Where I do have a problem is  that this anomaly has been built up overtime. If the weighted average holding rate for argument sake, I could be wrong, but I think it is 55 rupees per dollar. This is not the 55 rupees rate at which the RBI has accumulated the reserves this year. It has been done over history, over many many years and decades. So, in a sense, you’re correcting for this historical anomaly and paying out a lot of money today.

It is very similar to the debate we had with respect to contingency funds which has been built up over time and now giving out a big cheque today. I think it does merit a debate on whether it is right to correct the historical anomaly at one shot. That’s one aspect.

The second aspect is, this can be a tricky kind of a situation and commercial bankers will vouch for this.

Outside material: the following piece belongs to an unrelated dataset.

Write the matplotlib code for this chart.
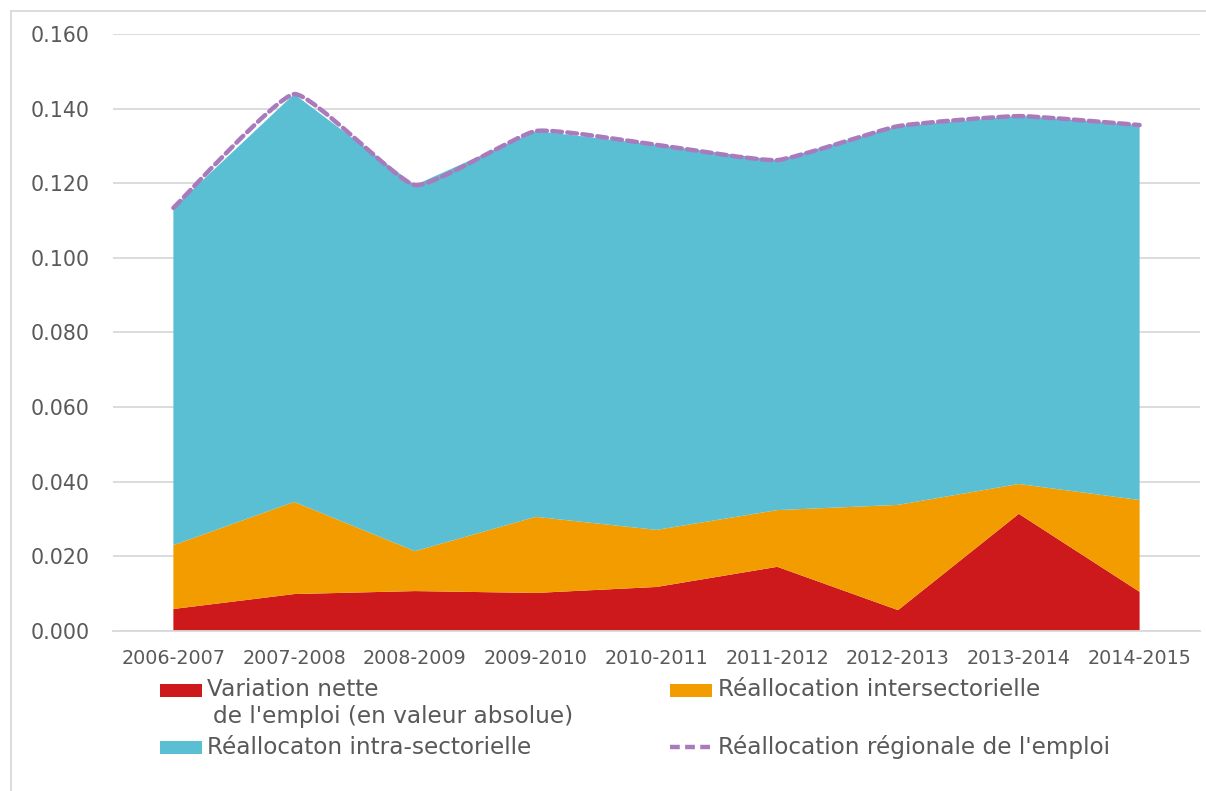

In a sense, if the RBI was silly and if the RBI was profligate and the government was profligate, this can becomes a tool for the government to generate extra P&L gains if and when required. Let me explain. Every sale would recognise a P&L gain from the weighted average of, let’s say, 55 to where it sold, say 72. Every purchase of dollars would add to the weighted average of costs or of the actual dollars being held. So, if during the course of the year, RBI bought $50 billion and sold $ 50 billion, on the $50 billion that is sold, it would recognise an enormous amount of profit. On the $ 50 billion that it purchases, the very similar rates, it would not recognise gain or loss. It would simply add to the weighted average cost of the particular reserves being held by the RBI.

I am sure the RBI has thought of checks and balances to ensure it doesn’t happen but you could have a situation where a weaker rupee helps recognise more P&L gains and the RBI starts to recognise those higher rates. Second, even buying and selling with a net impact of zero can help the RBI recognise P&L.

Now, I must add that the RBI is far most prudent. So, I am sure, there are checks and balances to avoid all of this. But this does get into a kind of a slippery slope where P&L gains can be recognised out of this large currency and gold evaluation account, if the government so chooses this to do so.